Unbestrittener Höhepunkt war das Wiedersehen mit dem Ehrengast Angela Davis. Klatschten die Zuhörer gerade noch zu den flotten Polka-Rhythmen der Band »Polkaholix« wurde es im Innenhof der Kulturbrauerei still als die US-Bürgerrechtlerin die Bühne betrat. »Die meisten in meinem Alter oder etwas jünger haben schon einmal eine Postkarte an sie geschrieben«, begann Gregor Gysi, Vorsitzender der Linksfraktion im Bundestag, das Gespräch. Damit erinnerte er an die ungewöhnliche Solidaritätskampagne »Eine Million Rosen für Angela«. Damals schickten Hunderttausende DDR-Schulkinder Postkarten an die Kommunistin Angela Davis, die wegen einer fingierten Mordanklage im Gefängnis saß. Diese ausdrucksstarke und emotionale Aktion der Solidarität habe dazu beigetragen, dass sie freigekommen sei, sagte sie bewegt und begann zu lachen. Am ersten Tag seien 10 gekommen, dann 100, dann 500 und so ging es weiter, sie seien in Postsäcken ausgeliefert worden. »Ich erinnere mich auch an deine Gregor.«

Die 66-Jährige berichtet vom Rassismus ihrer Kindheit und den häufigen Bombenanschlägen gegen Schwarze.
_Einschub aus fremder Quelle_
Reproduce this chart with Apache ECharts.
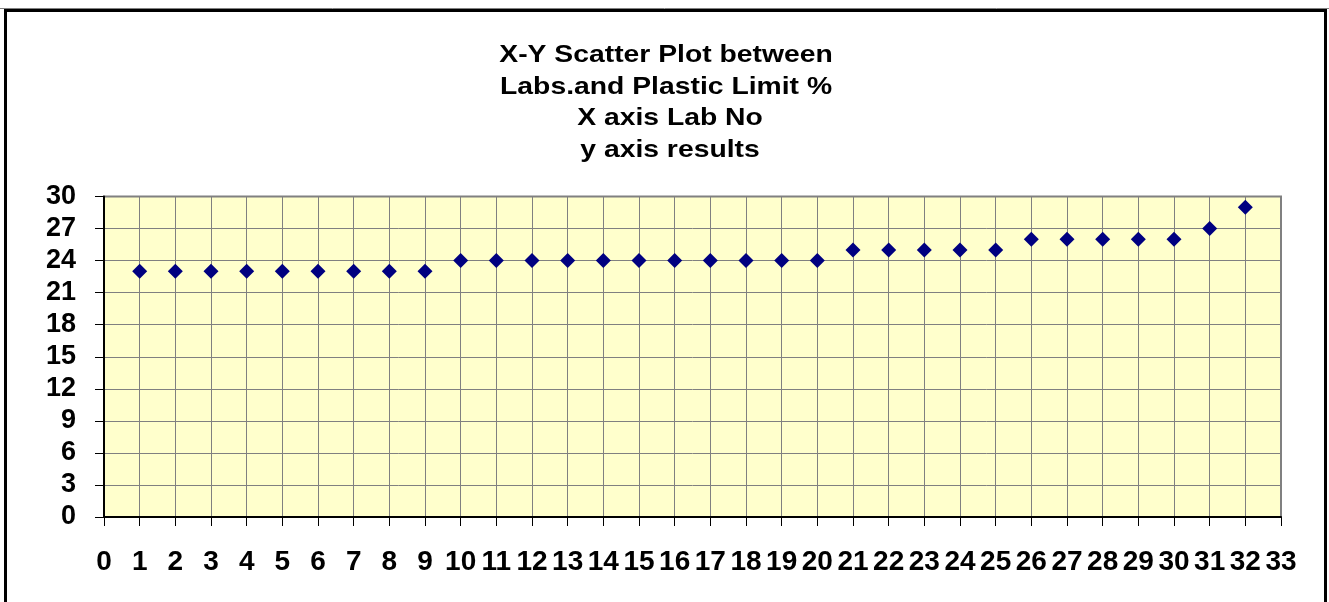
<!DOCTYPE html>
<html>
<head>
<meta charset="utf-8">
<script src="https://cdn.jsdelivr.net/npm/echarts@6/dist/echarts.min.js"></script>
<style>
html,body{margin:0;padding:0;background:#fff;}
#chart{width:1329px;height:602px;}
</style>
</head>
<body>
<div id="chart"></div>
<script>
const titleLines = ["X-Y Scatter Plot between ", "Labs.and Plastic Limit % ", "X axis Lab No", "y axis results"];
const labNo = [1,2,3,4,5,6,7,8,9,10,11,12,13,14,15,16,17,18,19,20,21,22,23,24,25,26,27,28,29,30,31,32];
const results = [23,23,23,23,23,23,23,23,23,24,24,24,24,24,24,24,24,24,24,24,25,25,25,25,25,26,26,26,26,26,27,29];
const xRange = [0, 33];
const yRange = [0, 30];
const yStep = 3;

const chart = echarts.init(document.getElementById('chart'));
const points = labNo.map((x, i) => [x, results[i]]);
const font = 'Arial, "Liberation Sans", sans-serif';

chart.setOption({
  animation: false,
  backgroundColor: '#ffffff',
  grid: {
    left: 104,
    right: 48,
    top: 196.5,
    bottom: 85,
    show: true,
    backgroundColor: '#FFFFCC',
    borderColor: '#808080',
    borderWidth: 2
  },
  xAxis: {
    type: 'value',
    min: xRange[0],
    max: xRange[1],
    interval: 1,
    axisLine: { show: true, onZero: false, lineStyle: { color: '#000', width: 2 } },
    axisTick: { show: true, inside: false, length: 9, lineStyle: { color: '#000', width: 1 } },
    axisLabel: { margin: 31, fontFamily: font, fontWeight: 'bold', fontSize: 28, color: '#000' },
    splitLine: { show: true, lineStyle: { color: '#808080', width: 1 } }
  },
  yAxis: {
    type: 'value',
    min: yRange[0],
    max: yRange[1],
    interval: yStep,
    axisLine: { show: true, onZero: false, lineStyle: { color: '#000', width: 2 } },
    axisTick: { show: true, inside: false, length: 9, lineStyle: { color: '#000', width: 1 } },
    axisLabel: { margin: 28, fontFamily: font, fontWeight: 'bold', fontSize: 27, color: '#000' },
    splitLine: { show: true, lineStyle: { color: '#808080', width: 1 } }
  },
  series: [{
    type: 'scatter',
    data: points,
    symbol: 'diamond',
    symbolSize: 15,
    itemStyle: { color: '#000080', opacity: 1 },
    z: 5
  }],
  graphic: [
    { type: 'line', shape: { x1: 0, y1: 8.5, x2: 1329, y2: 8.5 }, style: { stroke: '#808080', lineWidth: 1 }, silent: true },
    { type: 'rect', shape: { x: 5.5, y: 10.5, width: 1320, height: 600 }, style: { fill: 'none', stroke: '#000', lineWidth: 3 }, silent: true },
    {
      type: 'text', x: 670, y: 40, scaleX: 1.18, silent: true,
      style: {
        text: titleLines.join('\n'),
        align: 'center', verticalAlign: 'top',
        font: 'bold 24px Arial, "Liberation Sans", sans-serif',
        lineHeight: 31.5,
        fill: '#000'
      }
    }
  ]
});
</script>
</body>
</html>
Ihre Eltern, so Davis, hätten ihr immer gesagt, dass diese Situation nicht normal ist, und dass man dagegen kämpfen kann. Bis heute engagiert sie sich gegen die Todesstrafe, Rassismus, Sexismus, für politische Gefangene, für soziale Gerechtigkeit, Ökologie und Frieden. Gysi verabschiedet sich mit den Worten: »Du bist eine taffe, tapfere, kluge und schöne, eine wundervolle Frau.« Standing Ovation für Angela Davis und vielleicht etwas Enttäuschung darüber, dass sie kaum zur aktuellen Politik der USA befragt wurde.

Kurz darauf diskutieren André Brie, Experte für Außenpolitik (LINKE) und der Bundestagsabgeordnete Hans-Christian Ströbele (Grüne), mit ND-Außenpolitik-Chef Olaf Standke, über die aktuelle Lage am Hindukusch. Die Teilnehmer schilderten ein bedrückendes Szenario, das das Publikum zu lautstarker Empörung veranlasste. Brie erklärte etwas hilflos, dass diese Stimmung in der Bevölkerung endlich auf die Straße gebracht werden müsse.

Am Sonntag sorgte das Swing Dance Orchestra trotz der dunklen Wolken für beschwingte Stimmung. Die Fraktionsvorsitzenden der SPD und der LINKEN aus dem Berliner Abgeordnetenhaus, Michael Müller und Udo Wolf, und deren Amtskollegen aus Potsdam, Dietmar Woidke und Kerstin Kaiser, berichteten in einer Runde manch Gutes über die rot-rote Zusammenarbeit. Der Brandenburger SPD-Fraktionschef verblüffte mit der Idee, beim Thema Fusion nicht nur über die Länder nachzudenken. Da erntete er allerdings Zurückhaltung.

Kabarett mit Wladimir Kaminer und Musik von Aurora Lacasa ließen ein wirklich anregendes Wochenende ausklingen.